Le 10 mai 1981, pour célébrer la victoire de François Mitterrand à l’élection présidentielle, la chanteuse interprète « Regarde », une chanson qui exprime l’espoir lié à l’élection d’un président de gauche.
Mais sa voix se brise ce soir-là… À la fin de sa carrière, Barbara va apprendre à se servir de cette voix altérée, qu’elle décrit comme étant « au crépuscule », pour renouveler sa manière de chanter.
Ses problèmes de santé la conduisent à apparaître moins souvent sur scène. Elle réalise une dernière tournée en 1994, l’année où elle remporte le prix de l’interprète féminine de l’année aux Victoires de la musique. Un dernier album sortira en 1996.

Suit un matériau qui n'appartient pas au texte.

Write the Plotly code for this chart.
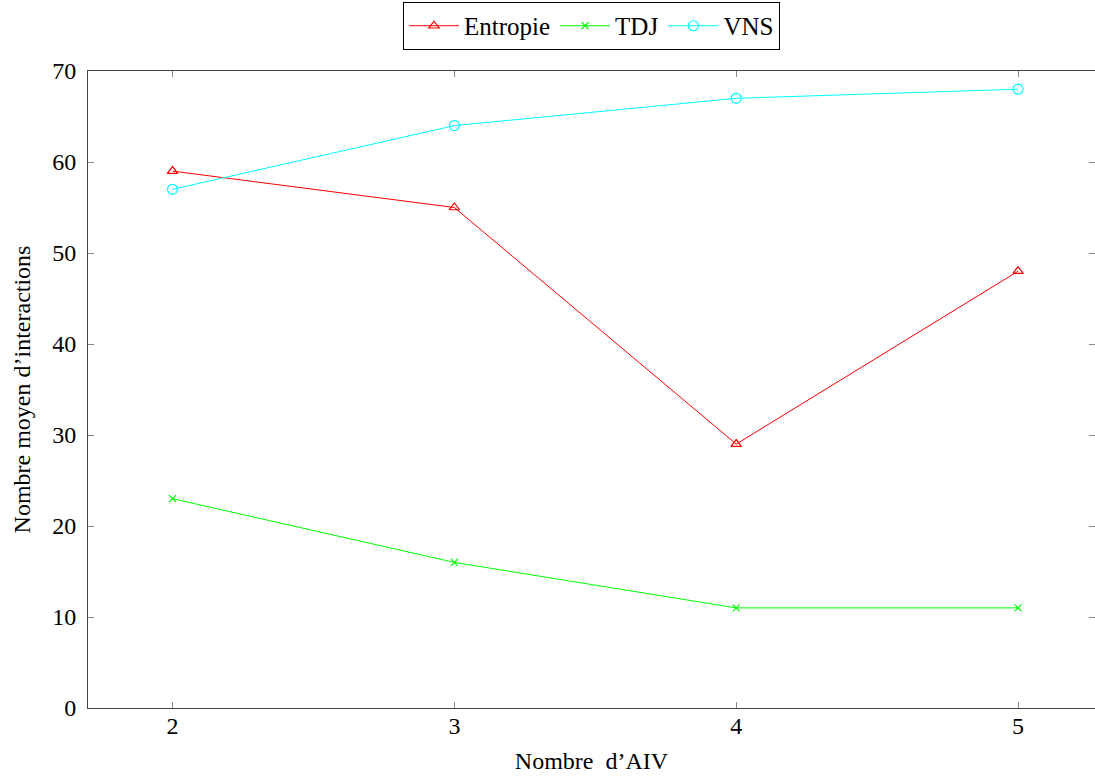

Usée et en mauvaise santé, Barbara décède de manière foudroyante en 1997, à l’âge de 67 ans. Une disparition qui a suscité de nombreuses rumeurs. La chanteuse a quitté le monde sans descendance mais en laissant l’une des plus belles discographies de la chanson française.
De nombreux hommages lui ont été rendus depuis. À l’occasion de la Fête de la musique de 2010, le ministre de la Culture Frédéric Mitterrand a créé un prix Barbara qui récompensait un jeune chanteur ou une jeune chanteuse. Attribué à Carmen Maria Vega cette année-là, il a été remis jusqu’en 2014.
Barbara a également été mise à l’honneur dans un biopic réalisé par Mathieu Amalric et sorti en 2017. Le rôle-titre est interprété par Jeanne Balibar, une prestation qui lui a valu le César de la meilleure actrice en 2018.
La chanteuse n’a pas eu le temps d’achever ses mémoires et il existe toujours une part de mystère sur son existence, marquée à la fois par des événements tragiques et un immense succès artistique. Mais 25 ans après sa disparition, les chansons de Barbara continuent de vibrer dans le cœur de ses admirateurs.